In Malaysia, a haircut has to survive more than a mirror check inside the barbershop. It has to hold shape through humid mornings, motorbike rides, prayer time, office air-conditioning, and a full day outside without becoming heavy or shapeless.

The goal of this guide is simple: help you make better grooming decisions that still work outside the barbershop. A cut or routine is only truly good when it survives real life, feels easy to maintain, and keeps supporting your confidence long after day one.

Why this approach works

The best hot-weather cuts remove bulk where sweat builds up fastest, keep enough texture on top for movement, and grow out in a way that still looks intentional after two or three weeks.

Across Malaysia, the details that matter are often practical ones: humidity, scalp oil, office standards, helmets, school rules, weddings, festive events, gym schedules, and how much time you actually have in the morning. The strongest grooming choices are the ones built around those realities.

What to ask your barber

Ask for clean weight removal at the sides, soft texture on top, and a finish that matches your real styling time. If you only spend three minutes in the morning, say so during the consultation.

It also helps to explain your routine honestly. Mention whether you usually air-dry or blow-dry, whether you wear a helmet, whether your workplace is conservative, how often you wash your hair, and how much effort you are willing to spend styling every day. Those details are often more useful than a trendy haircut name.

How to maintain the look

Use lightweight matte products, dry the roots properly before applying anything, and avoid layering too much oil-based product in the afternoon. Most men need less product than they think.

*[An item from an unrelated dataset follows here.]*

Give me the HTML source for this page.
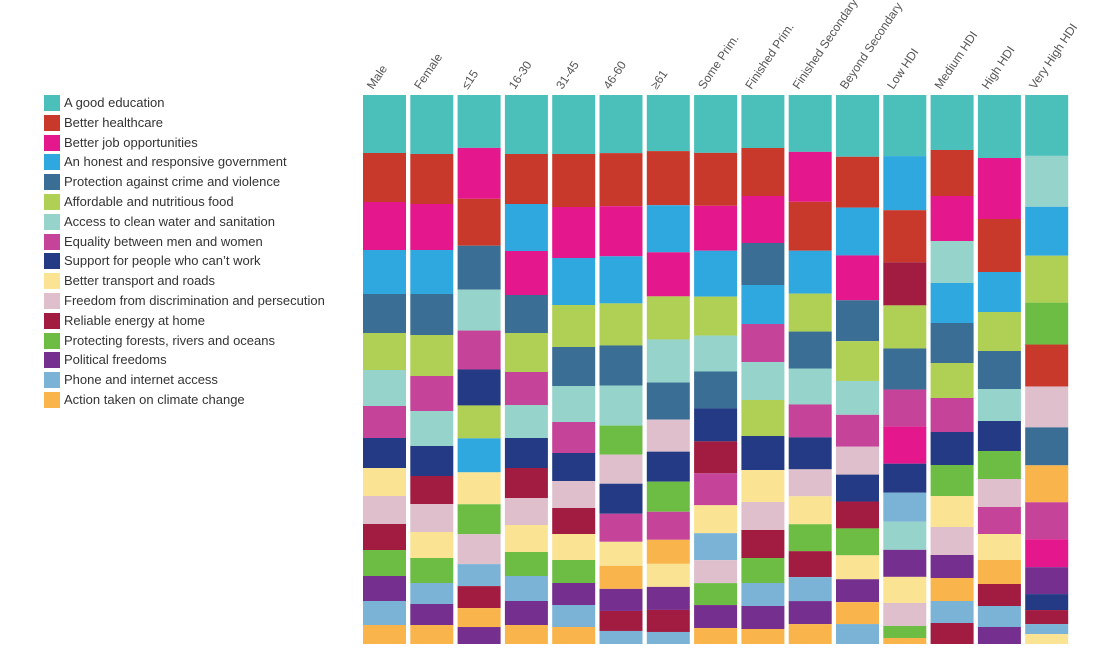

  • Use the least amount of product needed to achieve control and texture.
  • Pay attention to drying technique because hair shape is often set before styling product goes in.
  • Build a routine you can repeat even on rushed weekdays, not only on ideal weekends.
  • Review the haircut after two weeks so you understand what part grows out first.

Common mistakes to avoid

The biggest mistake is choosing a style because it looks dramatic on day one without checking how it behaves after a helmet, a nap, or a sweaty commute. Another mistake is keeping too much length in areas that already puff up from humidity.

Another frequent issue is copying a reference photo without adapting it. The same haircut can behave very differently on different hairlines, densities, curl patterns, and face shapes. A strong barber adjusts the idea instead of chasing an exact clone.

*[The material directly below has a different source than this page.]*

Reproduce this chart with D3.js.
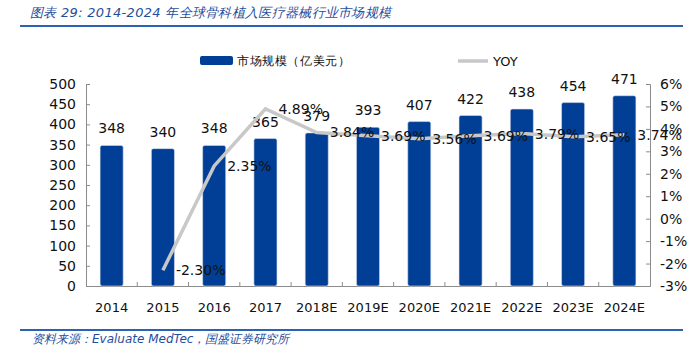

When to book your next visit

If you want your shape to stay crisp, rebook every 3 to 4 weeks. If you prefer a softer, more natural finish, 4 to 5 weeks usually works.

If you use BarberPro to book appointments, save notes after every visit: the guard length you liked, the amount of texture you preferred, or how long it took before the cut started feeling difficult. Those notes make every future appointment more accurate.

Final takeaway

The best grooming result is rarely the most dramatic one. It is the one that fits your face, your habits, your environment, and your confidence. When those four things align, the cut becomes easier to maintain and easier to trust.

Use this article as a starting point, then refine the details with your barber over time. The most reliable style is the one that keeps working when life gets busy, weather gets difficult, and you still want to look put together with minimal effort.